After the nuclear explosion in Fukushima Japan, artist Juri Suzuki, born and raised in Fukushima, became aware of the difference between the media spectacle on the disaster and the real-life in Fukushima. With her work she wants to return the experience of the physical moment.
In his designs, architect Koki Akiyoshi is combining digital fabrication and Japanese traditional techniques. He introduces digital architectural techniques to Japanese institutions. As a lab master at Kamata Bridge, he stimulates people to design objects.
As a Dutch visual artist and historian, Lilian Stolk is researching the impact of the fastest growing language: emoji. Will our script change? What are psychological consequences of expressing with these symbols?

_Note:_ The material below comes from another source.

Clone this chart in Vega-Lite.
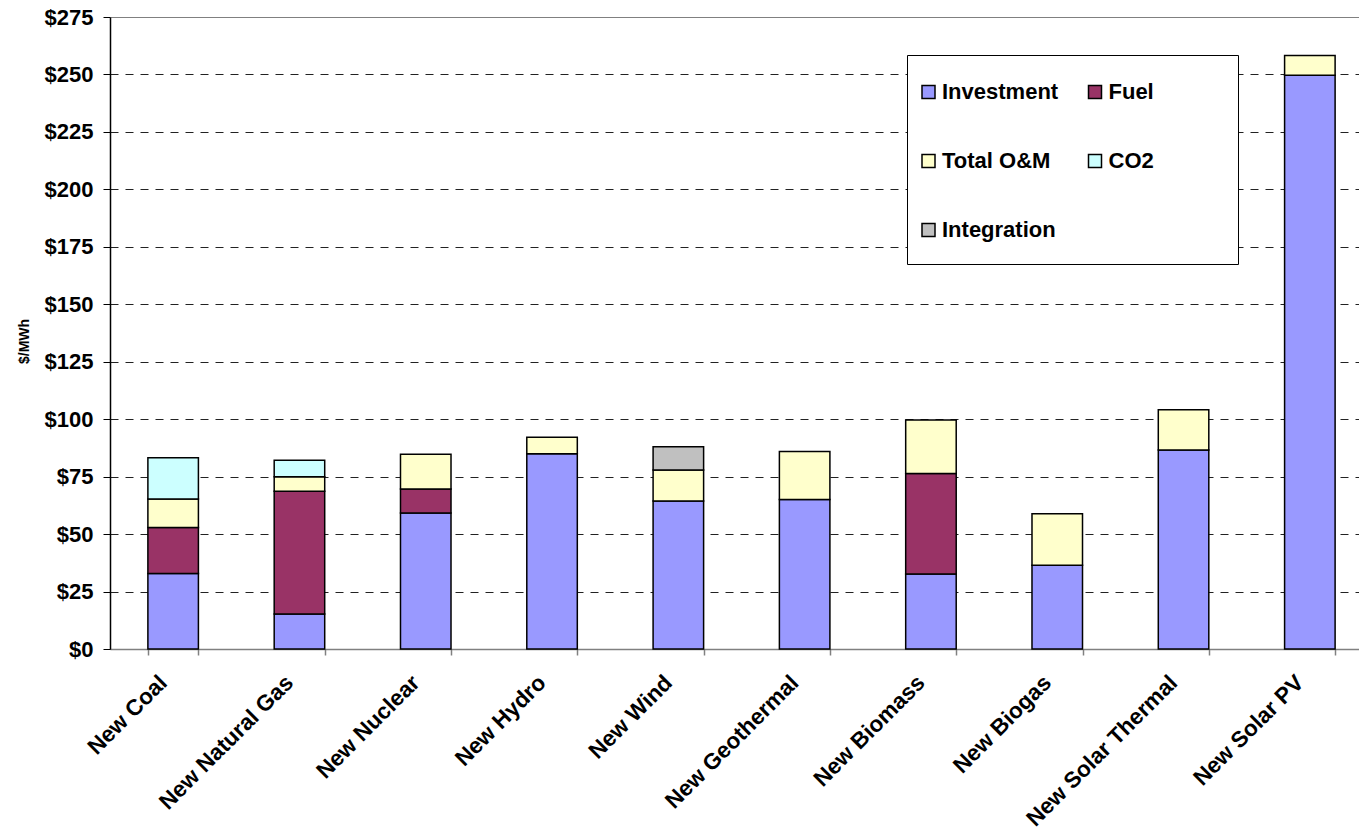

Her paintings allow Miki Saito to find another world between the abstract and super-real. When you take a closer look to her artistry shapes, you’ll understand why.
Mitsuo Sakamoto created HiraganaNinja. This last Ninja that lives in our modern world teaches Japanese in a visual and easy way!
Glitches are beautiful! The Japanese fashion designer Nukeme is hacking sewing machines to create glitch embroidery. Due to copyright infringements he can not sell them online, but he will show them all at The Hmm.
When you search ‘Line’ in Google Images the results differ from the popular messaging app, a subway map and the simple shape. Conclusion: a line can be very different. With his Line Guide, graphic designer Ohri Ogi is researching the different forms of a line.
Takakura Kazuki is using digital techniques to create illustrations, .gifs and digital paintings. For this fantastic piece he uses emoji symbols as a paint-brush.
With his work, graphic designer Toru Kase is blurring typographic design and illustrations, which makes his designs characteristic and playful.